The interesting thing about GWS trading Jack Steele for St Kilda’s 2017 pick is that both clubs will likely extract more value from their newly acquired asset than the original owner would have.
For Steele this is obviously because the Canberran has struggled to crack a deep midfield at GWS. He has played 17 games in his 2 years at the club, spending a lot of time in the NEAFL. As an overage draftee, and being mostly injury free, he might well have played 40 senior games by now for another club.

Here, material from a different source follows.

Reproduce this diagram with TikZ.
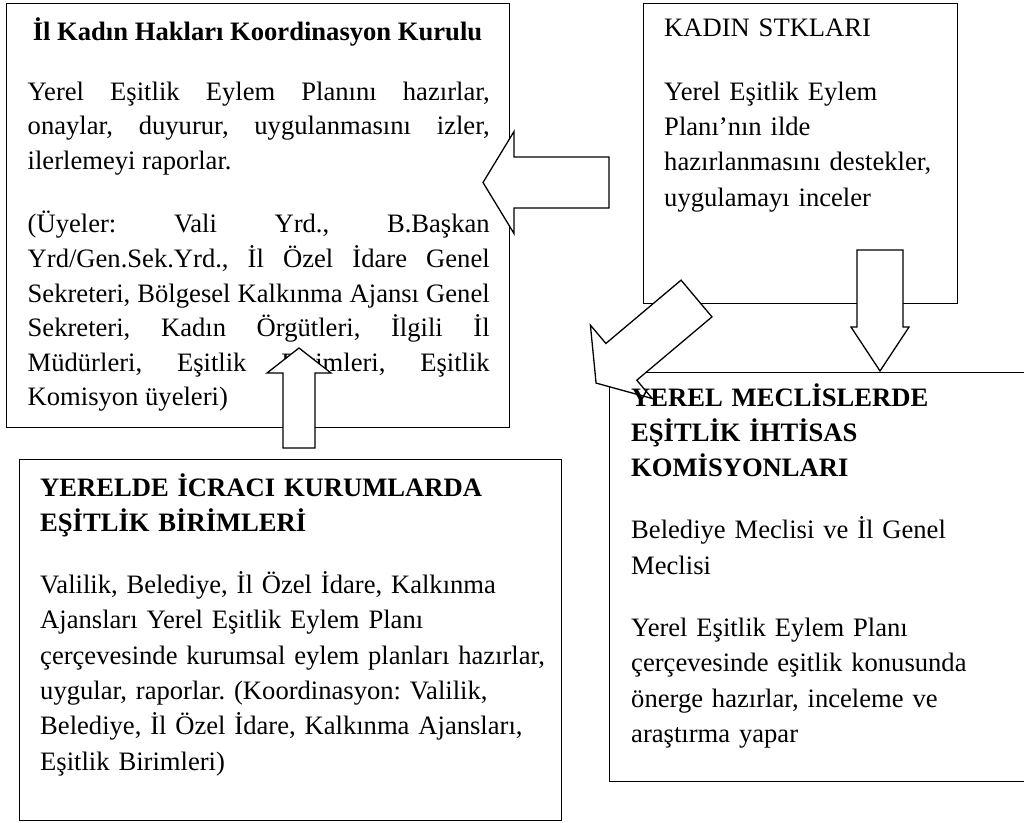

Due to his short time in the system, we don’t have 3 years of data for Steele so we’re still rating him at a modest discount (84%) on his market value draft pick. He was drafted at pick 24, but the bid from North Melbourne came at pick 15 which is the value we’re assigning.
For GWS, the improved value of pick ~28 compared to St Kilda’s possible use of it is due to Academy bidding discounts. GWS have several Academy prospects again next year (Spargo, Brander and Powell chief amongst them) which means that – possible AFL rule changes aside – GWS will be using this pick to match bids and thus using it at a discount. Under the AFL’s bidding points system, GWS would be able to use pick 28 to match a bid of pick 22.
We rate this trade as fairly even. As Canberrans, HPN have paid close attention to Steele, rate him pretty highly, and think he’s an absolute monty to overperform the 83 games projected for him based on the typical output of his draft pick. But GWS weren’t going to extract as much value from Steele as the Saints would, and should get plenty of value out of the pick they’ve received.
Verdict: This is the definition of win-win.